“There has never been a better time to hire people, but employers are taking too long and hiring the wrong people,” says Leadership Expert Roberta Matuson, president of Human Resource Solutions, who helps organizations revolutionize their ability to attract top talent.
Top talent has started stampeding out the door.
“It’s like wildebeest crossing the plains. One begins the migration and the rest follow,” states Matuson, author of Selecting for Success: The Complete Guide to Hiring Top Talent and Suddenly in Charge , a Washington Post Top 5 Leadership Pick.
Twenty-two percent of small-business owners project increasing the total number of jobs at their company in the next year, according to a new Wells Fargo/Gallup Small Business Index poll. Large companies, like Google and Qualcomm are currently trying to fill hundreds of job openings.
“We’ve noticed a dramatic increase in the number of companies asking us to help them accelerate their ability to bring in the top talent needed to fuel their growth,” she says. “To help our clients, we’ve produced a Special Report, ‘The Magnetic Organization: How to Attract Top Talent to Your Organization’ (http://ow.ly/9h5Ma). We reveal talent acquisition best practices that our most successful clients use and we explain how others can achieve the same level of results, regardless of budget,” she says.
Matuson notes that hiring is a two-way street, especially when trying to woo top talent. “Interviewing isn’t just asking questions and listening for responses. Hiring managers must be able to quickly assess candidates. Failure to do so can result in great candidates being hired out from under you by the competition. All hiring managers should be trained on how to interview,” she says.
Is it possible to avoid the following scenario? “How did I not see that coming? I spent three hours with this guy and I thought he was the one. My problem employee sailed through the interviewing process and left a lasting impression on all of us!”
“Absolutely!” exclaims Matuson. “Few managers enjoy interviewing. They enter the process with one goal in mind: to get the hiring process over with. Warning lights are going off about the candidate, but heck, no one is perfect!”
“The most important skill leaders need to master is the ability to select top talent,” says Matuson. “Do this well, and you’ll be freed up to bring in new business and increase profitability. Fail to master this skill and soon you may find yourself on the other side of the interviewing desk.”
Matuson recommends a refresher course in interviewing for those whose skills may be rusty.
Here are tips from Matuson’s playbook on Selecting for Success.
- Identify what you need before you begin the search. I’ve seen too many employers hire people based on a gut feel. They think this person can do the job, although they’ve never really defined what the job entails. Create an overview of what you are looking for before beginning the search.
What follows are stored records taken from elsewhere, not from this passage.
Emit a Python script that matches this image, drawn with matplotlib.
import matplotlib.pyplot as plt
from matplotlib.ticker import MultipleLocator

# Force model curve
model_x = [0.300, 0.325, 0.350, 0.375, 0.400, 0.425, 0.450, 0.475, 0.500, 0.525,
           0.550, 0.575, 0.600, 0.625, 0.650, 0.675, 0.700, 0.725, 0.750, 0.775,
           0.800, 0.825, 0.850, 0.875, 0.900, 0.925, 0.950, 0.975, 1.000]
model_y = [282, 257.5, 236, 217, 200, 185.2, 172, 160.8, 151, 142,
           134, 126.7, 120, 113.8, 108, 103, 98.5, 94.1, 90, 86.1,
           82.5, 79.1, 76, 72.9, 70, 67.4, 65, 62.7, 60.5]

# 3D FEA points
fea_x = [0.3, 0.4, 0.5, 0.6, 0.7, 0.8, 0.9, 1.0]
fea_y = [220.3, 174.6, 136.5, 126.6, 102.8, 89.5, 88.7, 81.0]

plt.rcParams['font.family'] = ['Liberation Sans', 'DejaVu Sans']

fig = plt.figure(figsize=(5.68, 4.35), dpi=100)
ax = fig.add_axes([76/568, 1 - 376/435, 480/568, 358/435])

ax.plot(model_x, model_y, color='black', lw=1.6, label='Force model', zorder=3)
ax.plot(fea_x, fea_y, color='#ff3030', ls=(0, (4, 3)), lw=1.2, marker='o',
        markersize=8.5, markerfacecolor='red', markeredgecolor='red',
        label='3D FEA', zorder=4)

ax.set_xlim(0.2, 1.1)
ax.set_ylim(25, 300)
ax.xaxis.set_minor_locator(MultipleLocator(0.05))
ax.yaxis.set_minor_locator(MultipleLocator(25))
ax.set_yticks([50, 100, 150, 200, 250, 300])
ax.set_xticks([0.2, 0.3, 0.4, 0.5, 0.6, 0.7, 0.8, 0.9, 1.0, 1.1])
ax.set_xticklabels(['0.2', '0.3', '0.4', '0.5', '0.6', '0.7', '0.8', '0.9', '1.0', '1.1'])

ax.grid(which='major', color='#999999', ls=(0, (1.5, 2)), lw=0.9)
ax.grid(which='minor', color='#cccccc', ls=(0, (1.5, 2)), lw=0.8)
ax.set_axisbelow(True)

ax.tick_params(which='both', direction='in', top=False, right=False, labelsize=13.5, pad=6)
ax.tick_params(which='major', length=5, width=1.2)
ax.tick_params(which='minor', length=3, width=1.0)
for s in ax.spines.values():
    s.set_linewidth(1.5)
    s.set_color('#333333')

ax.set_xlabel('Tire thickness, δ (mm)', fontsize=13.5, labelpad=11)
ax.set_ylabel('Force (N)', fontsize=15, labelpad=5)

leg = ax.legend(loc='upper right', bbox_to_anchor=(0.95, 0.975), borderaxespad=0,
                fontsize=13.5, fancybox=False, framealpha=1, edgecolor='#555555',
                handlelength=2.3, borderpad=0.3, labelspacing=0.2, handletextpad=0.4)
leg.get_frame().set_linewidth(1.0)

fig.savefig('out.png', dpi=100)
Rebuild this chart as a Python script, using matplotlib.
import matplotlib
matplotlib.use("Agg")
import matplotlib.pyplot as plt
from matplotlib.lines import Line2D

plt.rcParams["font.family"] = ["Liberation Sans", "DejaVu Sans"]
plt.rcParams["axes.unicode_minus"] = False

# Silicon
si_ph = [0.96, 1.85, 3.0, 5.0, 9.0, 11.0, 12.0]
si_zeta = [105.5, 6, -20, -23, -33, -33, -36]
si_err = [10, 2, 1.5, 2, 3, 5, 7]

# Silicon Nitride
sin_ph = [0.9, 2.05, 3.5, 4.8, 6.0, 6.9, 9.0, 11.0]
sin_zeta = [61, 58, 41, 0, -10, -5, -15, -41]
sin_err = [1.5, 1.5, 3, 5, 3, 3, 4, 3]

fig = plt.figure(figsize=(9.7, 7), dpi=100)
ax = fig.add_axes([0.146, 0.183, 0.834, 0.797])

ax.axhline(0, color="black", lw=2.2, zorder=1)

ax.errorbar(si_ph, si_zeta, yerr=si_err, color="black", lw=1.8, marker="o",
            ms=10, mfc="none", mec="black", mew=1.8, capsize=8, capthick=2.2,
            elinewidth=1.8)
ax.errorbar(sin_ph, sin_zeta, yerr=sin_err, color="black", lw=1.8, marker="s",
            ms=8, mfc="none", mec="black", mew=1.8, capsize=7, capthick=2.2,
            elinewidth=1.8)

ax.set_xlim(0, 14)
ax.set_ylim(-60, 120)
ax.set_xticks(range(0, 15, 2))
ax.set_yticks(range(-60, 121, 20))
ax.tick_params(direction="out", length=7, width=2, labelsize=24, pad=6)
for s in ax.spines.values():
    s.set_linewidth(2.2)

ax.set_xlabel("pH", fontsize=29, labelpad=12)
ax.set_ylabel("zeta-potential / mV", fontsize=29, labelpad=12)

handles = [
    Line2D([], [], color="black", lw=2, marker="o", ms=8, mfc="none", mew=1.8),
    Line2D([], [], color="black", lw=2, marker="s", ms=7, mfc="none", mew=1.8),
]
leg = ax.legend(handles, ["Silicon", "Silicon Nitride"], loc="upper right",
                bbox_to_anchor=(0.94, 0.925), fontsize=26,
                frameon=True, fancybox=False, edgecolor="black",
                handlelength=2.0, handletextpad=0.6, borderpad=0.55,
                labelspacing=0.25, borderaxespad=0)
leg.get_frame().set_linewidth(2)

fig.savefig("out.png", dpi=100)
- Hire for fit. You can train people to do just about any job, but it’s extremely difficult to change behavior. Think about the traits that your star players have in common. For example, do they take initiative? Do they work well independently? This will help you determine what you should be looking for in your new hires.
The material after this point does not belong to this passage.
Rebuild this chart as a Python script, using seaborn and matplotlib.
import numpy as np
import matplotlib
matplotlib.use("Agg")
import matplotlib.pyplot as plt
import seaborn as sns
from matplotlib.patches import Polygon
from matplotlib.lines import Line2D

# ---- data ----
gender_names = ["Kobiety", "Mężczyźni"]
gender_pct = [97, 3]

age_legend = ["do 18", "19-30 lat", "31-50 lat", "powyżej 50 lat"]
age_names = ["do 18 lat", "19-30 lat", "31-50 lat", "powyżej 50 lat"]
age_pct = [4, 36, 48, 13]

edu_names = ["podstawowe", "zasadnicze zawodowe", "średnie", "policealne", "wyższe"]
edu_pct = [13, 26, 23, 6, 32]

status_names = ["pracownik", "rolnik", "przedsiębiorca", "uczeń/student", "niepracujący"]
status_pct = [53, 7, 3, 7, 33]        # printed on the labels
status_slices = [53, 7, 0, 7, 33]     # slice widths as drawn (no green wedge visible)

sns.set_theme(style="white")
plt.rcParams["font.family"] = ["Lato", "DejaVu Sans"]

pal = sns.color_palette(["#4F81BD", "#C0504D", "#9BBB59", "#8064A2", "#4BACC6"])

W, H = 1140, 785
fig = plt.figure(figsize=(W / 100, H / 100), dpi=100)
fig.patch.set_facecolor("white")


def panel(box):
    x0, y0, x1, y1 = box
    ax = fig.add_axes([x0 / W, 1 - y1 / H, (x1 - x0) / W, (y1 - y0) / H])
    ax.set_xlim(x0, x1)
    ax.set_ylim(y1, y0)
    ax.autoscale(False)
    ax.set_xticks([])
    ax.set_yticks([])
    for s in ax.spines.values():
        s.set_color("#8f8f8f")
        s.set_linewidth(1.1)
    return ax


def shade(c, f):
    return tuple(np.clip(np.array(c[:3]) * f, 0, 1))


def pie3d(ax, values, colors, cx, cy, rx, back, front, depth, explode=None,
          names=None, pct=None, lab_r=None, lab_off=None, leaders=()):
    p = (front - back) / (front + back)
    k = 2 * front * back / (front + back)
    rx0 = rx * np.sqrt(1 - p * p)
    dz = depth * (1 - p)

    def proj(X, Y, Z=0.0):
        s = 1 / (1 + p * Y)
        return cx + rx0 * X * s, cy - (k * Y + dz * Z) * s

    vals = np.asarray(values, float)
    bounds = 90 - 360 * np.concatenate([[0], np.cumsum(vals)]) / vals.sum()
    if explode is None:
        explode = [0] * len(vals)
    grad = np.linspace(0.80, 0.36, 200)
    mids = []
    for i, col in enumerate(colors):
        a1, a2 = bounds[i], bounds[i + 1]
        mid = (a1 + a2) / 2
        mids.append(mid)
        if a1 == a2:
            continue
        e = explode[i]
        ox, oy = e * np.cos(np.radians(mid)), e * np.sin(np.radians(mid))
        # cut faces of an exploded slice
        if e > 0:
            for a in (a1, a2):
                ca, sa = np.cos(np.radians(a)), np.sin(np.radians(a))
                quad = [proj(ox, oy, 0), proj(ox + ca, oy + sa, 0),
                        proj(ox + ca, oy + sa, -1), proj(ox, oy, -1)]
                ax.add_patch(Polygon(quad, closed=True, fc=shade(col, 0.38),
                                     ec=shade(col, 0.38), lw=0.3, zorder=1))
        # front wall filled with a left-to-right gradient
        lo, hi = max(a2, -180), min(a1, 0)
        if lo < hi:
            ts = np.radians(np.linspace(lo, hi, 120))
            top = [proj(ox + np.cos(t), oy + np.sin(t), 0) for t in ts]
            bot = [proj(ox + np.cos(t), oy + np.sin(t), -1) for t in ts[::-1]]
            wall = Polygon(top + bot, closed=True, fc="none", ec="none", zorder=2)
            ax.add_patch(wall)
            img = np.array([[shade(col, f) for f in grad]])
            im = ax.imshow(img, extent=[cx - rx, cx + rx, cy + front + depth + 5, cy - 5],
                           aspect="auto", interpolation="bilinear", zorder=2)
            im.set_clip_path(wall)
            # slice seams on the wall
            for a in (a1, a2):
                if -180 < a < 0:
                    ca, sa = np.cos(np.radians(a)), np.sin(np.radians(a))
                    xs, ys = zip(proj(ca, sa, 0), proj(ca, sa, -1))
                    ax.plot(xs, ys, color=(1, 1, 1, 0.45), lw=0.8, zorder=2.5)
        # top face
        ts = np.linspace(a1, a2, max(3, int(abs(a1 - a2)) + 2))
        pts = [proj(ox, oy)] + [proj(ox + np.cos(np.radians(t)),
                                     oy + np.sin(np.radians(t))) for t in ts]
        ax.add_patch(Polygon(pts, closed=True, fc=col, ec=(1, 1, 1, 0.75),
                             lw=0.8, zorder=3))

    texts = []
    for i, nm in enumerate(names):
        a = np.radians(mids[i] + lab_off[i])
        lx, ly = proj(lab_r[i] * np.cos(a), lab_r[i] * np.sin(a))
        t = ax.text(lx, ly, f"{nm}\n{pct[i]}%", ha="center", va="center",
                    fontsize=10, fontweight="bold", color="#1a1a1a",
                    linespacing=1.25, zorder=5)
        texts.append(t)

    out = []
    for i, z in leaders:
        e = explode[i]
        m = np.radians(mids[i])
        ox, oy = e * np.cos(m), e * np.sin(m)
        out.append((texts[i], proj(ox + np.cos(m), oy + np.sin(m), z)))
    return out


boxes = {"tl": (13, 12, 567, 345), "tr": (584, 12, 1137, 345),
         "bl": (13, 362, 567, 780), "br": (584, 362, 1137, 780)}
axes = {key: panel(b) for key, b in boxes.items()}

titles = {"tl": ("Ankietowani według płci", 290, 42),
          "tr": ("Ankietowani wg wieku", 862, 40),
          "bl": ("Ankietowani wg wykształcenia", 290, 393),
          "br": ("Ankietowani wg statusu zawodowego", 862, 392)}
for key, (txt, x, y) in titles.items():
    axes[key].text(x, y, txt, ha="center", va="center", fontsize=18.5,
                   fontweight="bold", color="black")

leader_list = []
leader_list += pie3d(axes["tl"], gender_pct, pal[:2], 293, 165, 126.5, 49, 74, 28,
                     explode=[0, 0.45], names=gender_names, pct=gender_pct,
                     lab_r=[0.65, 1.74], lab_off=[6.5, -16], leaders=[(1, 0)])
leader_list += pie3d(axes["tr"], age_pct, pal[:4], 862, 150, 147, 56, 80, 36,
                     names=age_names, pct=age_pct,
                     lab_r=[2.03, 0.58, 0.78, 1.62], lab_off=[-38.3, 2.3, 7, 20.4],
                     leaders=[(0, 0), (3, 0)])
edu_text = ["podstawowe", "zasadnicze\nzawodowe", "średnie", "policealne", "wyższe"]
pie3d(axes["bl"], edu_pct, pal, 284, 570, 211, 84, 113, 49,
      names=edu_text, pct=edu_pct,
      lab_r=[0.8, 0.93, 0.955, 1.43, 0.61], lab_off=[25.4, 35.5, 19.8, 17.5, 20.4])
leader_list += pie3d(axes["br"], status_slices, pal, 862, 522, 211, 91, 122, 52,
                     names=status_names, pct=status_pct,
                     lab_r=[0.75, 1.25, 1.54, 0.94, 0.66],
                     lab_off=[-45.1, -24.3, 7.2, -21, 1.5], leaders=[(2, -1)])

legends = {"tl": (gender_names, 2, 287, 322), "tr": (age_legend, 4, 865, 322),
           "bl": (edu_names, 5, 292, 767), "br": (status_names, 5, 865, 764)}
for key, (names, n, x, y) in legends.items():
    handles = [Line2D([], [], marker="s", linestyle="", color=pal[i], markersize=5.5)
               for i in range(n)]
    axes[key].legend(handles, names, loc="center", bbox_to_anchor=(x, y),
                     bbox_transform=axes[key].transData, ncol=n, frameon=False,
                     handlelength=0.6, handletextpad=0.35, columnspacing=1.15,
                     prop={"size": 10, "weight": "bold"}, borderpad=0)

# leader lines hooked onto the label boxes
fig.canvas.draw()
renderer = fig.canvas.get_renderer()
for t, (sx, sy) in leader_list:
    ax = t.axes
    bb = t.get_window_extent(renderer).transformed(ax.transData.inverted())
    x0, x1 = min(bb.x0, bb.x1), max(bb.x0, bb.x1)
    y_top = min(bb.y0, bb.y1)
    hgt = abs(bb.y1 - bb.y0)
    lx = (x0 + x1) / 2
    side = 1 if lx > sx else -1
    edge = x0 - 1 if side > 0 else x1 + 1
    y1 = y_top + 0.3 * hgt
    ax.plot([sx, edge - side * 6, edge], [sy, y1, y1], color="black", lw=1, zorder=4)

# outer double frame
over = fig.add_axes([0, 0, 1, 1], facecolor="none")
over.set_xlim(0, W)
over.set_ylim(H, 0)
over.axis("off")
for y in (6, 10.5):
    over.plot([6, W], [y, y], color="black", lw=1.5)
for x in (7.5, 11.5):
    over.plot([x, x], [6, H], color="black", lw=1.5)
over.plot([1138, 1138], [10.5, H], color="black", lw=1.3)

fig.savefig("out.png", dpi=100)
- Train hiring managers on how to interview candidates. It takes skills, practice, and patience to hire top talent. Make sure everyone involved in the hiring decision is trained on behavioral-based interviewing. Behavioral-based interviewing focuses on experiences, behaviors, knowledge, skills, and abilities that are job-related. It is based on the belief that past behavior and performance predicts future behavior and performance.
- Be patient. My clients with workforces that are the envy of others all have one thing in common: Patience. Whenever assessing candidates they always ask, “Is this person good enough?” If the answer is, “No,” or, “I’m not sure,” then they pass on the candidate. Their patience always pays off. Hiring top talent is a skill that can be learned by anyone willing to improve on the way they’ve always done things.